Todo esto respondería al “puedo quedarme”. Pero… ¿y el “quiero quedarme”? ¿Cómo se trabajan esos aspectos intangibles que hacen que desees permanecer en la tierra que te vio nacer?
De poco sirve que se invierta en todo lo anterior si, a estas alturas, después de décadas de despoblación y envejecimiento, los lazos comunitarios son prácticamente inexistentes. Poco queda ya del cordón umbilical que une un territorio a sus habitantes, que va mucho más allá del simple arraigo al lugar de origen: el vínculo con su historia, tradiciones, saberes, memoria colectiva, patrimonio cultural, paisajes…
El primer paso para uno querer quedarse en un sitio es amarlo, y para eso hay que conocerlo. El orgullo de pertenencia se construye y se recupera cuando las personas, especialmente las jóvenes, encuentran valor en su herencia cultural y se sienten parte activa de su comunidad.
¿Por qué han fracasado décadas de políticas y programas de desarrollo rural? Porque su perspectiva ha sido fundamentalmente económica, asumiendo que bastarían con centrarse en mejorar esas condiciones materiales de vida de las que hablábamos antes.
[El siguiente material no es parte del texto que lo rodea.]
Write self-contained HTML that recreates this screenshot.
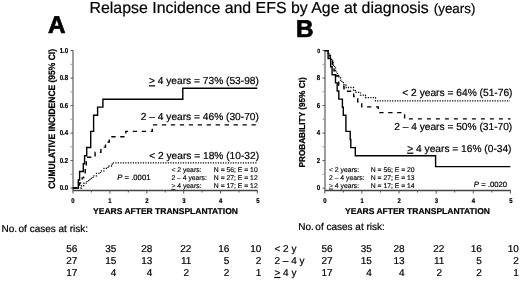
<!DOCTYPE html>
<html><head><meta charset="utf-8">
<style>
html,body{margin:0;padding:0;background:#fff;}
body{width:520px;height:281px;overflow:hidden;}
svg{display:block;text-rendering:geometricPrecision;}
text{font-family:"Liberation Sans",Arial,sans-serif;fill:#000;stroke:#000;stroke-width:0.2;}
.sk{stroke:#000;stroke-width:0.25;}
.lg text{stroke-width:0.14;}
.sk2{stroke:#000;stroke-width:0.35;}
.b{font-weight:bold;}
.ax{stroke:#3a3a3a;stroke-width:1;fill:none;}
.axx{stroke:#444;stroke-width:1.3;fill:none;}
.tk{stroke:#555;stroke-width:1;fill:none;}
.tk2{stroke:#999;stroke-width:1;fill:none;}
.solid{stroke:#000;stroke-width:1.4;fill:none;}
.dash{stroke:#000;stroke-width:1.4;fill:none;stroke-dasharray:4.3 4.66;}
.dot{stroke:#000;stroke-width:1.3;fill:none;stroke-dasharray:1.2 1.3;}
</style></head>
<body>
<svg width="520" height="281" viewBox="0 0 520 281">
<rect width="520" height="281" fill="#fff"/>
<!-- Title -->
<text x="89.5" y="13" font-size="15.9">Relapse Incidence and EFS by Age at diagnosis <tspan font-size="13.4" dx="0.6">(years)</tspan></text>
<text class="b" x="48" y="32.8" font-size="24.3" style="stroke-width:0.7">A</text>
<text class="b" x="296" y="36.5" font-size="24.3" style="stroke-width:0.7">B</text>

<!-- ===== Panel A ===== -->
<g id="A">
<path class="ax" d="M73,50.5 V190"/><path class="axx" d="M72.5,190.5 H257.8"/>
<path class="tk" d="M70.5,50.5H73 M70.5,78.1H73 M70.5,105.6H73 M70.5,133.1H73 M70.5,160.6H73 M70.5,188.1H73"/>
<path class="tk2" d="M70.5,64.3H73 M70.5,91.8H73 M70.5,119.3H73 M70.5,146.8H73 M70.5,174.3H73"/>
<path class="tk" d="M73,190.5V193.5 M109.9,190.5V193.5 M146.8,190.5V193.5 M183.7,190.5V193.5 M220.6,190.5V193.5 M257.3,190.5V193.5 M91.4,190.5V192.5 M128.3,190.5V192.5 M165.2,190.5V192.5 M202.1,190.5V192.5 M239,190.5V192.5"/>
<g class="b" font-size="7.2" text-anchor="end">
<text transform="translate(68.2,52.7) scale(0.85,1)">1.0</text>
<text transform="translate(68.2,80.3) scale(0.85,1)">0.8</text>
<text transform="translate(68.2,107.8) scale(0.85,1)">0.6</text>
<text transform="translate(68.2,135.3) scale(0.85,1)">0.4</text>
<text transform="translate(68.2,162.8) scale(0.85,1)">0.2</text>
<text transform="translate(68.2,190.3) scale(0.85,1)">0.0</text>
</g>
<g class="b" font-size="6.9" text-anchor="middle">
<text transform="translate(73.0,202.9) scale(0.86,1)">0</text>
<text transform="translate(109.9,202.9) scale(0.86,1)">1</text>
<text transform="translate(146.9,202.9) scale(0.86,1)">2</text>
<text transform="translate(183.8,202.9) scale(0.86,1)">3</text>
<text transform="translate(220.6,202.9) scale(0.86,1)">4</text>
<text transform="translate(258.0,202.9) scale(0.86,1)">5</text>
</g>
<text class="b" x="165.5" y="213.6" font-size="8.5" text-anchor="middle">YEARS AFTER TRANSPLANTATION</text>
<text class="b sk" font-size="9.3" text-anchor="middle" transform="translate(55.1,118.9) rotate(-90) scale(0.912,1)">CUMULATIVE INCIDENCE (95% CI)</text>

<path class="solid" d="M72.9,188 H78.3 V180.0 H79.6 V171.5 H83.3 V163.8 H84.6 V155.7 H86.7 V147.5 H90.7 V131.4 H93.6 V115.2 H97.6 V107.1 H102.9 V99.2 H182.8 V88.3 H257.3"/>
<path class="dash" d="M72.9,188 H79.5 V183.0 H82.2 V177.9 H83.6 V172.8 H85.2 V167.7 H86.3 V157.3 H95.1 V152.2 H100.9 V147.1 H105.5 V142.0 H109.3 V136.8 H125.8 V131.4 H152.3 V124.9"/>
<path class="dash" style="stroke-dasharray:4.3 4.66;stroke-dashoffset:8.32" d="M152.3,124.9 H257.3"/>
<path class="dot" d="M72.9,188 H81.5 V185.6 H84 V183.2 H87 V180.7 H90 V178.3 H93 V175.8 H96.5 V173.4 H100.5 V170.9 H104 V168.4 H108 V166.0 H112.2 V162.9 H257.3"/>

<text x="149" y="84.3" font-size="10.2"><tspan text-decoration="underline">&gt;</tspan> 4 years = 73% (53-98)</text>
<text x="140.8" y="120.2" font-size="10.2">2 – 4 years = 46% (30-70)</text>
<text x="149.2" y="159.0" font-size="10.2">&lt; 2 years = 18% (10-32)</text>

<text x="117.3" y="179.8" font-size="7.7"><tspan font-style="italic">P</tspan> = .0001</text>
<g class="lg" font-size="6.8">
<text x="171.4" y="172.0">&lt; 2 years:</text>
<text x="171.4" y="180.0">2 – 4 years:</text>
<text x="171.4" y="188.0"><tspan text-decoration="underline">&gt;</tspan> 4 years:</text>
<text x="257.7" y="172.0" text-anchor="end">N = 56; E = 10</text>
<text x="257.7" y="180.0" text-anchor="end">N = 27; E = 12</text>
<text x="257.7" y="188.0" text-anchor="end">N = 17; E = 12</text>
</g>
</g>

<!-- ===== Panel B ===== -->
<g id="B">
<path class="ax" d="M325,50.5 V190"/><path class="axx" d="M324.5,190.5 H510.9"/>
<path class="tk" d="M322.5,50.5H325 M322.5,78.1H325 M322.5,105.6H325 M322.5,133.1H325 M322.5,160.6H325 M322.5,188.1H325"/>
<path class="tk2" d="M322.5,64.3H325 M322.5,91.8H325 M322.5,119.3H325 M322.5,146.8H325 M322.5,174.3H325"/>
<path class="tk" d="M324.8,190.5V193.5 M361.9,190.5V193.5 M399.0,190.5V193.5 M436.2,190.5V193.5 M473.3,190.5V193.5 M510.4,190.5V193.5 M343.4,190.5V192.5 M380.5,190.5V192.5 M417.6,190.5V192.5 M454.7,190.5V192.5 M491.8,190.5V192.5"/>
<g class="b" font-size="7.2" text-anchor="end">
<text transform="translate(320,53.1) scale(0.85,1)" font-size="6">0</text>
<text transform="translate(320.1,80.3) scale(0.85,1)">8</text>
<text transform="translate(320.1,107.8) scale(0.85,1)">6</text>
<text transform="translate(320.1,135.3) scale(0.85,1)">4</text>
<text transform="translate(320.1,162.8) scale(0.85,1)">2</text>
<text transform="translate(320.1,190.3) scale(0.85,1)">0</text>
</g>
<g class="b" font-size="6.9" text-anchor="middle">
<text transform="translate(324.9,202.9) scale(0.86,1)">0</text>
<text transform="translate(362.2,202.9) scale(0.86,1)">1</text>
<text transform="translate(399.2,202.9) scale(0.86,1)">2</text>
<text transform="translate(436.3,202.9) scale(0.86,1)">3</text>
<text transform="translate(473.4,202.9) scale(0.86,1)">4</text>
<text transform="translate(510.9,202.9) scale(0.86,1)">5</text>
</g>
<text class="b" x="417.5" y="187.5" font-size="8.5" text-anchor="middle" dy="26">YEARS AFTER TRANSPLANTATION</text>
<text class="b sk" font-size="8.6" text-anchor="middle" transform="translate(305.4,122.45) rotate(-90) scale(0.955,1)">PROBABILITY (95% CI)</text>

<path class="solid" d="M324.8,50.6 H328.1 V58.6 H330.7 V66.7 H332.1 V74.8 H335.5 V82.9 H337.2 V91.0 H338.8 V99.1 H342.4 V107.2 H343.3 V115.2 H345.9 V131.4 H350.2 V139.5 H350.8 V147.6 H355.3 V155.7 H435.6 V166.6 H510.4"/>
<path class="dash" d="M324.8,50.6 H328.2 V55.6 H330.2 V60.7 H332.5 V65.8 H334 V70.9 H336.5 V76 H338.7 V86.2 H344 V91.2 H353.7 V96.6 H357.7 V101.7 H361.7 V106.9 H378.2 V112.6 H404.6 V118.9"/>
<path class="dash" style="stroke-dasharray:4.0 5.0;stroke-dashoffset:4.7" d="M404.6,118.9 H510.4"/>
<path class="dot" d="M324.8,50.6 H328 V53 H329.5 V55.5 H330.5 V58 H331.5 V60.5 H332.5 V63 H333.5 V65.4 H334.5 V67.9 H335.5 V70.4 H336.5 V72.8 H337.5 V75.3 H339 V77.7 H340.5 V80.2 H342 V82.6 H344 V85.1 H346.2 V87.5 H353.5 V90.0 H355.3 V92.4 H360.5 V95.2 H365.4 V97.6 H375.5 V100.8 H510"/>

<text x="402.3" y="96" font-size="10.22">&lt; 2 years = 64% (51-76)</text>
<text x="394.2" y="130" font-size="10.2">2 – 4 years = 50% (31-70)</text>
<text x="407.3" y="151.8" font-size="10.2"><tspan text-decoration="underline">&gt;</tspan> 4 years = 16% (0-34)</text>

<text x="507" y="187.4" font-size="7.7" text-anchor="end"><tspan font-style="italic">P</tspan> = .0020</text>
<g class="lg" font-size="6.8">
<text x="329" y="171.5">&lt; 2 years:</text>
<text x="329" y="179.6">2 – 4 years:</text>
<text x="329" y="187.7"><tspan text-decoration="underline">&gt;</tspan> 4 years:</text>
<text x="370.8" y="171.5">N = 56; E = 20</text>
<text x="370.8" y="179.6">N = 27; E = 13</text>
<text x="370.8" y="187.7">N = 17; E = 14</text>
</g>
</g>

<!-- ===== At-risk tables ===== -->
<g font-size="10">
<text x="1.5" y="232.0">No.<tspan dx="-1.3"> of cases at risk:</tspan></text>
<text x="298.3" y="230">No.<tspan dx="-1.3"> of cases at risk:</tspan></text>
</g>
<g font-size="10" text-anchor="end">
<text x="77.3" y="252">56</text><text x="116.4" y="252">35</text><text x="152.3" y="252">28</text><text x="191.4" y="252">22</text><text x="229.4" y="252">16</text><text x="261.4" y="252">10</text>
<text x="77.3" y="264">27</text><text x="116.4" y="264">15</text><text x="152.3" y="264">13</text><text x="191.4" y="264">11</text><text x="229.4" y="264">5</text><text x="261.4" y="264">2</text>
<text x="77.3" y="276">17</text><text x="116.4" y="276">4</text><text x="152.3" y="276">4</text><text x="189" y="276">2</text><text x="229.4" y="276">2</text><text x="261.4" y="276">1</text>

<text x="332.6" y="252">56</text><text x="371.9" y="252">35</text><text x="404.6" y="252">28</text><text x="444.4" y="252">22</text><text x="481.8" y="252">16</text><text x="518.8" y="252">10</text>
<text x="332.6" y="264">27</text><text x="371.9" y="264">15</text><text x="404.6" y="264">13</text><text x="444.4" y="264">11</text><text x="481.8" y="264">5</text><text x="518.8" y="264">2</text>
<text x="332.6" y="276">17</text><text x="371.9" y="276">4</text><text x="404.6" y="276">4</text><text x="442" y="276">2</text><text x="481.8" y="276">2</text><text x="518.8" y="276">1</text>
</g>
<g font-size="10">
<text x="274.5" y="252">&lt; 2 y</text>
<text x="274.5" y="264">2 – 4 y</text>
<text x="274.5" y="276"><tspan text-decoration="underline">&gt;</tspan> 4 y</text>
</g>
</svg>
</body></html>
Pero no.
Si queremos realmente no perder estos territorios para siempre necesitamos un cambio de paradigma, y para que este sea efectivo, es fundamental que las personas, sus deseos y sentires sean los protagonistas del proceso. Son ellas —tanto las que han permanecido como las que marcharon y anhelan volver— las que deben liderarlo, basadas en sus recursos, sus conocimientos y sus aspiraciones, y siempre poniendo al territorio en el centro, no como una periferia subordinada a las necesidades urbanas, sino como un espacio con valor en sí mismo.
Sólo así habrá esperanza de no terminar de perder lo que hemos sido.